El de Adolfo Martín toro fue un Barrabás que puso la carne en el asador y la emoción en el ruedo de la plaza de Las Ventas de Madrid. Corría a galope y volaba corneando al viento. En la mirada llevaba un presagio de muerte. Con acentos broncos mugía y llamaba a las vacas de la ganadería. Doblegaba en sus embestidas a los burladeros y sacudía los tablones que se salían de sus goznes. Rasgaba capotes y fácil empujaba a los caballos hasta en cuatro ocasiones. A su furia nadie acertaba a plantarle cara. Nada se oponía a su asesino empuje. La gente, los cabales, no nos lo creíamos, un toro pegajoso, difícil, pero noble en la plaza madrileña. Algo que no se había visto en la feria isidril.
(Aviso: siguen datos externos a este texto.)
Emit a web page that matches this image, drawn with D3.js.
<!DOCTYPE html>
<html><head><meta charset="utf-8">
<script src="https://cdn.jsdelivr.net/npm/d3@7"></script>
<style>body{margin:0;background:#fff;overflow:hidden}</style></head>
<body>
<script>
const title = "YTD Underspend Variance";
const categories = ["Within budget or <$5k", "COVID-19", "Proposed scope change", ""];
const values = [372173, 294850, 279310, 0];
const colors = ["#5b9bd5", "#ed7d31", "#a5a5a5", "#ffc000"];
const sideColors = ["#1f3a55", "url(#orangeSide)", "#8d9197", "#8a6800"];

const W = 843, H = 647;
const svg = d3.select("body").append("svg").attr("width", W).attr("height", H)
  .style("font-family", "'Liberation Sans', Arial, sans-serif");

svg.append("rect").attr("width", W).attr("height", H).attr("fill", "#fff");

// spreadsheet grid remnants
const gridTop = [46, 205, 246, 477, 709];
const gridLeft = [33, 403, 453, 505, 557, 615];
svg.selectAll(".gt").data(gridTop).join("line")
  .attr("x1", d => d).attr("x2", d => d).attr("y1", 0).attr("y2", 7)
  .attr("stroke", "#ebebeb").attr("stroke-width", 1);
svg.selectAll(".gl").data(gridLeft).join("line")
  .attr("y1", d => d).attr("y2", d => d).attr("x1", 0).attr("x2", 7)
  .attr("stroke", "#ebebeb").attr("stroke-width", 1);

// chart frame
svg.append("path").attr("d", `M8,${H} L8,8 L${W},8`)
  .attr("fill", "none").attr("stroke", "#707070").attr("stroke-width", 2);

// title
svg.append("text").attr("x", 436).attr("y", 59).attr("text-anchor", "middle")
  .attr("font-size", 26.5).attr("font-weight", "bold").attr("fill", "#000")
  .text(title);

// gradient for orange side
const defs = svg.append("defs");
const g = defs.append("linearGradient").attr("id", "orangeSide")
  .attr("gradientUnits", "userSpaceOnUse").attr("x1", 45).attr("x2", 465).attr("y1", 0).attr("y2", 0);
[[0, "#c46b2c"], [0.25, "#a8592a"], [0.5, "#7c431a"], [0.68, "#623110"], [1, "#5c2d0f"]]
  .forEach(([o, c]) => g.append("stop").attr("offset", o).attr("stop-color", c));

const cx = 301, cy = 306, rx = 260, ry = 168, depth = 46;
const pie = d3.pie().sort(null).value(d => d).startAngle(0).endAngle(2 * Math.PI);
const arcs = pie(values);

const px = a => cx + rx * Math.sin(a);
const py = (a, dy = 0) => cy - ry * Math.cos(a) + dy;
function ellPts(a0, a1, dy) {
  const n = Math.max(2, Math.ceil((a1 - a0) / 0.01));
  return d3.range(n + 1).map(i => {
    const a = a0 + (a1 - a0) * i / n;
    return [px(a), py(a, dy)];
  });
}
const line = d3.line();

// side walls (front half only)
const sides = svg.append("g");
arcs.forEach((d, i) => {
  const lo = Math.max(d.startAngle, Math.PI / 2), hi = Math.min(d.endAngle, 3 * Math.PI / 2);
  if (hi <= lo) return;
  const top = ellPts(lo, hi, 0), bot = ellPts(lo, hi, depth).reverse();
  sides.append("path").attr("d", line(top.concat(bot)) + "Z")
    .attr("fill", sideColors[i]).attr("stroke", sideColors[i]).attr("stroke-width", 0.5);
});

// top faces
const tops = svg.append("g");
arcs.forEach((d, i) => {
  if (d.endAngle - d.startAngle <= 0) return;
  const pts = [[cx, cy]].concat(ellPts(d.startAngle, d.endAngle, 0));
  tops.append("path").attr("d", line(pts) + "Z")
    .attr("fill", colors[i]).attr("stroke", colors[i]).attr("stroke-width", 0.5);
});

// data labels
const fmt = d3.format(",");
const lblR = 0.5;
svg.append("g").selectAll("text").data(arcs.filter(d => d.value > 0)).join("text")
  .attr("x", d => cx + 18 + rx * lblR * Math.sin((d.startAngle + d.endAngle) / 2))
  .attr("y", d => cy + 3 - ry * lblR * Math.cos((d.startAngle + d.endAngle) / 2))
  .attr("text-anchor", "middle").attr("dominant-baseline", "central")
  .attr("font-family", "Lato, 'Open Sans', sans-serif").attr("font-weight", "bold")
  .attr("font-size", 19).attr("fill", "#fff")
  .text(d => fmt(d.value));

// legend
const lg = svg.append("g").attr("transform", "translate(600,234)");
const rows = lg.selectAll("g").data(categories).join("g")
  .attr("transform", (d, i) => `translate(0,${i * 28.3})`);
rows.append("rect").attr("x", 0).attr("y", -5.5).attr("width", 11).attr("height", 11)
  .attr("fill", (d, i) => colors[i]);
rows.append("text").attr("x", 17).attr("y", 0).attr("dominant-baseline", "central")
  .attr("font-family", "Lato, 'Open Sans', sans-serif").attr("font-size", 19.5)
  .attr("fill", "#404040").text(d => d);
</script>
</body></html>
En silencio se quedó la ganadería y una vaca espera oír entre los caminos, su sonoro mugido. Mientras, duerme y canta la solea torera al bravísimo toro, huracán de embestidas aprendidas entre los olivares y los pinos y las piedras. Su presencia aparentemente inofensiva se volvió de muerte en el ruedo encantado. Oscar Higares su matador se encontró con un huracán que lo sacó de madre, de padre y por poco de la plaza, al darle un llegue.
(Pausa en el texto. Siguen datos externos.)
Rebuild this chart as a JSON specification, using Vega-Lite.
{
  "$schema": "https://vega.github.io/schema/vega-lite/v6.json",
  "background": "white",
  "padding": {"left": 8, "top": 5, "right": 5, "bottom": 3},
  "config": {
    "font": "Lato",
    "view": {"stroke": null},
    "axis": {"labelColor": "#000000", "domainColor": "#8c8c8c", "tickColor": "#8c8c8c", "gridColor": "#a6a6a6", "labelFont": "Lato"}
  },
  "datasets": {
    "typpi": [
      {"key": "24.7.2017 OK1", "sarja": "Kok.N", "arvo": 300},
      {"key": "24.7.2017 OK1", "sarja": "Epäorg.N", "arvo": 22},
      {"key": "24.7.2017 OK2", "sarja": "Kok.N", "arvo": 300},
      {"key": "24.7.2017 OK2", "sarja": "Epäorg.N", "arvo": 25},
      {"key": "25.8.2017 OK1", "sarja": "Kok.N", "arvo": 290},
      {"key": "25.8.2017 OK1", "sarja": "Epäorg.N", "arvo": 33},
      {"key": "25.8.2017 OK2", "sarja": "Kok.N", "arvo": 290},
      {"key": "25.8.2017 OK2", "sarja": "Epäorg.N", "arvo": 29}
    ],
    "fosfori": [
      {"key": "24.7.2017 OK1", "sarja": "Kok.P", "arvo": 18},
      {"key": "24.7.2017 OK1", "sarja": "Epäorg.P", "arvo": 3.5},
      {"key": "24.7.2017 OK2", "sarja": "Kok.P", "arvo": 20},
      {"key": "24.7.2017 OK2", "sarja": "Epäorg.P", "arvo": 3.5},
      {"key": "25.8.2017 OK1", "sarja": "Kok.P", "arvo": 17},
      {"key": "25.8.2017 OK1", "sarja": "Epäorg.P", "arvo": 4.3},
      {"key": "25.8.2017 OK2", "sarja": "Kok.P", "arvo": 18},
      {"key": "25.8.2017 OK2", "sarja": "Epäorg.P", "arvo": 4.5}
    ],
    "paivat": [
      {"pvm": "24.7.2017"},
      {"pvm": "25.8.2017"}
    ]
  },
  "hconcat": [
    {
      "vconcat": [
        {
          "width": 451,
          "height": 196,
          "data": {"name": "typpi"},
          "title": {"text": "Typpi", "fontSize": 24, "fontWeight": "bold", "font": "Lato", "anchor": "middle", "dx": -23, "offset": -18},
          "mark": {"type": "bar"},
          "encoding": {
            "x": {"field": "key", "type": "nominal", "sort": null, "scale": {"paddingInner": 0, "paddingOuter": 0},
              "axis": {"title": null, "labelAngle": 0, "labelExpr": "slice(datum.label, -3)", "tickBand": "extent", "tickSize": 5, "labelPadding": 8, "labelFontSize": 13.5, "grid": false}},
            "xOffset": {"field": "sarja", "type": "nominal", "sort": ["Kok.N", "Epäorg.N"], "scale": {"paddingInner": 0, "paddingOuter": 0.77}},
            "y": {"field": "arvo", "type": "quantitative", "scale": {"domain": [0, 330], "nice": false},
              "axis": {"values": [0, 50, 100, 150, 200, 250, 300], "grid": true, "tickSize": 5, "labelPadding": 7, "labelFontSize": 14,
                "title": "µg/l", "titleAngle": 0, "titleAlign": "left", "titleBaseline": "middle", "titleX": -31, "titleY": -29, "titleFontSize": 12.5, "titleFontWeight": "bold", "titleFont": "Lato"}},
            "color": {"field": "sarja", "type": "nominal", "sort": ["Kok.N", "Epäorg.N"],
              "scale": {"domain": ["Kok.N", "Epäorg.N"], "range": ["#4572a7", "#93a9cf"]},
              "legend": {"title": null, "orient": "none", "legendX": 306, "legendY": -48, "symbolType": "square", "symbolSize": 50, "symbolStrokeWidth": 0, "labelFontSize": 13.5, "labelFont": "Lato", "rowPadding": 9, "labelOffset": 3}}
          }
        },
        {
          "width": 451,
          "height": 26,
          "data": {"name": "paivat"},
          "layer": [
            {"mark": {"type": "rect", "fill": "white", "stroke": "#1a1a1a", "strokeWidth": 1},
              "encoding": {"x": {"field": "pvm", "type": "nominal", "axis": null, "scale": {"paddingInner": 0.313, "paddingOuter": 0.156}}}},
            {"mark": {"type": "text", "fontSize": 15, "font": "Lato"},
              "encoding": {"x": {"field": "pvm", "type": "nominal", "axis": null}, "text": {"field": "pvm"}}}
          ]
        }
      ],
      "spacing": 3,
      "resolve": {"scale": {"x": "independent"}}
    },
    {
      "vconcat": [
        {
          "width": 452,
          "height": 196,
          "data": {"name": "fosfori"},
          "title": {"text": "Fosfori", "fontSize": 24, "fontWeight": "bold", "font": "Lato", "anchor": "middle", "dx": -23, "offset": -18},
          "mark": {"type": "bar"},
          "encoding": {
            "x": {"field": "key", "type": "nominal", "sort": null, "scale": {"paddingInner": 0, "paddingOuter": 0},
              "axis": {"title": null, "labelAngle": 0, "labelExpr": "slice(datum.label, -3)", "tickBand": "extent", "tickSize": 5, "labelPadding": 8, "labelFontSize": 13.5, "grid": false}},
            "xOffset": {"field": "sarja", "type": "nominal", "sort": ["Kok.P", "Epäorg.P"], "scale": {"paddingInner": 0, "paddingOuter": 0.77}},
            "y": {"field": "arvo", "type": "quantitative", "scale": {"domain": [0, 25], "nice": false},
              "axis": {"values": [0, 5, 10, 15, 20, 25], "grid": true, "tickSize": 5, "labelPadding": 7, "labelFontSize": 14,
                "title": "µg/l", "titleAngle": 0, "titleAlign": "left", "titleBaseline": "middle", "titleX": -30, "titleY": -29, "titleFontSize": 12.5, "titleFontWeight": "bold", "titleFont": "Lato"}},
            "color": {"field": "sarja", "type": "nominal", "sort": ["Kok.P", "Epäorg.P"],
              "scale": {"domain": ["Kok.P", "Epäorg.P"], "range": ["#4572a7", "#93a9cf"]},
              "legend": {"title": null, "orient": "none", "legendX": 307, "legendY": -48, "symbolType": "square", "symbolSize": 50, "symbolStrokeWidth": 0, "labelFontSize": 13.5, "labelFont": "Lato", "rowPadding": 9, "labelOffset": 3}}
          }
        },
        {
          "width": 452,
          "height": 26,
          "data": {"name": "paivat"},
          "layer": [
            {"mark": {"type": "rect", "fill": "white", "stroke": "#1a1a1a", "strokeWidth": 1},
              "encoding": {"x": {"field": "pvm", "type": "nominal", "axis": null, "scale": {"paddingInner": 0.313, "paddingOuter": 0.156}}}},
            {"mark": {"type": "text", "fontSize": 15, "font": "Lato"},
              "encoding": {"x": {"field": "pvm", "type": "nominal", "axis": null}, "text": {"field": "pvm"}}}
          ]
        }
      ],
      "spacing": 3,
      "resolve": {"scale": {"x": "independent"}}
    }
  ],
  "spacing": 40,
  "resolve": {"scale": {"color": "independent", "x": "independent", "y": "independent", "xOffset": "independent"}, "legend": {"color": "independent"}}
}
šAy ese torito! Hilando se fue tejiendo un capote, en espera de unas verónicas y una media, que lo acariciaron en meceo flamenco que nunca llegó, no podía llegar. En la plaza resonaba perdida la amenaza del canto bravío de un torillo con lo que hay que tener; la muerte enlazada a la belleza por la amenazante casta en mirada, piel, barbas y latidos arteriales que hablaban de su emoción torera.
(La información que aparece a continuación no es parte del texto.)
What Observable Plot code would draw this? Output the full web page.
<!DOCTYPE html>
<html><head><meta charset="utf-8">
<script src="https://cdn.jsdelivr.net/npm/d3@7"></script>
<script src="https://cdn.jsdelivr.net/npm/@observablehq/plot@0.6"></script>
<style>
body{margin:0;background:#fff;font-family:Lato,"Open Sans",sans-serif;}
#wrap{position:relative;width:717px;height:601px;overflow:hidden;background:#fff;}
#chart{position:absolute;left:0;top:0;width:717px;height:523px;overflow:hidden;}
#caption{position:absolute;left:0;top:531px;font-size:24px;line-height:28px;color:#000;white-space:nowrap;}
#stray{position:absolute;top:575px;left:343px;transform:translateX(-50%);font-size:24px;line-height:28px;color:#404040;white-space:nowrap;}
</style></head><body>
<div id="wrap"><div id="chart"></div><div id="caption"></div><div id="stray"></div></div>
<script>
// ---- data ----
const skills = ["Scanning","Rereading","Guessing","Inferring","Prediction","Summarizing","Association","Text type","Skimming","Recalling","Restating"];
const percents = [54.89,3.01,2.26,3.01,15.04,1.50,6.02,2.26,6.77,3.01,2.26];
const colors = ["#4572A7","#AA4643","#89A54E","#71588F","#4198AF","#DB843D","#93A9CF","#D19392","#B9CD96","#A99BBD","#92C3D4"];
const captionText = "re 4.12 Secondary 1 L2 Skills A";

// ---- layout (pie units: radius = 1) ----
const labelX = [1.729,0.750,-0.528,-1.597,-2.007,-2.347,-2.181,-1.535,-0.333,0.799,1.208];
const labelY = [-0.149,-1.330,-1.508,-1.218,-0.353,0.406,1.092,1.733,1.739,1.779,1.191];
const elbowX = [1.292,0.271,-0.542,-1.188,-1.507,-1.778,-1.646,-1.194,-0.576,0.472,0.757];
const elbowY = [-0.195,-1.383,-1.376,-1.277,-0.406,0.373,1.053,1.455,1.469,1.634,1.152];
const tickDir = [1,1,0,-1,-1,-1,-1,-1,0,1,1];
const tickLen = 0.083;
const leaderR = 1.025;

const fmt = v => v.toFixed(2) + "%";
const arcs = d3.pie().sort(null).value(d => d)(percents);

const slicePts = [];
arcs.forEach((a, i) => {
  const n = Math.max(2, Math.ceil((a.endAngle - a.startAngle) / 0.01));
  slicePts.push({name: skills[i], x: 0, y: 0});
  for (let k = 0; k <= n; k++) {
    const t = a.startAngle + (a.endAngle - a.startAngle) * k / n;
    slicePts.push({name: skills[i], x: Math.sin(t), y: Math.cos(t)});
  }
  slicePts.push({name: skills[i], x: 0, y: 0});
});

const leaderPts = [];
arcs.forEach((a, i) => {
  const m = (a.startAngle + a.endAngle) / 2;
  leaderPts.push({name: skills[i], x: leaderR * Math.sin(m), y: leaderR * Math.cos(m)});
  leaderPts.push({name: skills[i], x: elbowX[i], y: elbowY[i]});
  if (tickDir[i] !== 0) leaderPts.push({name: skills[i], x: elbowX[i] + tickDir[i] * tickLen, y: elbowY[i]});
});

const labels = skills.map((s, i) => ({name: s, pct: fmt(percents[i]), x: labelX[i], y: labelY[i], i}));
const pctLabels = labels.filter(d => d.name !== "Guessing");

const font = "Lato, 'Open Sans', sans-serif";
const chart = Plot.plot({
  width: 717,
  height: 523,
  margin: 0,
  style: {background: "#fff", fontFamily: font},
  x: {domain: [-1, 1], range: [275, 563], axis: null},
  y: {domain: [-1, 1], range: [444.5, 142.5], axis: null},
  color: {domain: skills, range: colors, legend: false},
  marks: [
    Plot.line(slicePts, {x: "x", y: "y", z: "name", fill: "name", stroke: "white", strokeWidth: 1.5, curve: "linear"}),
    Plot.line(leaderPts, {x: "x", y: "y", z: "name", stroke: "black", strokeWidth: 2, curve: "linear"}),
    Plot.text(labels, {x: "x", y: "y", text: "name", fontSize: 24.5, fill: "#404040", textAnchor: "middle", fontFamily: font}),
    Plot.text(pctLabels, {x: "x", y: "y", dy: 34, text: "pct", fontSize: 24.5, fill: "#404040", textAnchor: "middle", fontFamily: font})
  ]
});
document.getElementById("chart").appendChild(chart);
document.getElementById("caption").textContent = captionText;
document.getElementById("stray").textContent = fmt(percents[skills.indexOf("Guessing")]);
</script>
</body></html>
El toro de Adolfo Martín que llegó en buena hora no fue con el enhorabuena de los cabales. Su encastada y noble embestida, disparadora de cornadas y buscadora de meceo acometía a cualquier movimiento. Un concierto torista ejecutado en la tarde desapacible y nebulosa. Orgulloso con sus pitones, a las nubes querían alcanzar igual que a las cuadrillas paralizadas. Con acentos broncos espantó a todos, menos a esa vaca que lo espera en sueño voluptuoso, complacida, a recibir la caricia de esos pitones, lo mismo fieros que tiernos; asesinos que bailadores; mortíferos que bellos, que no tuvo una muleta dominadora que lo doblegara, a cambio le plantó la cara, se la jugó en serio en plan de valiente. Antes había hecho una torera faena, valerosa también y lo despachó de una estocada a volapié que le valió la oreja. El toro de encastada nobleza, que planeaba "el torito de la ilusión" galopando, mereció la vuelta al ruedo y ser el toro de la feria madrileña de San Isidro.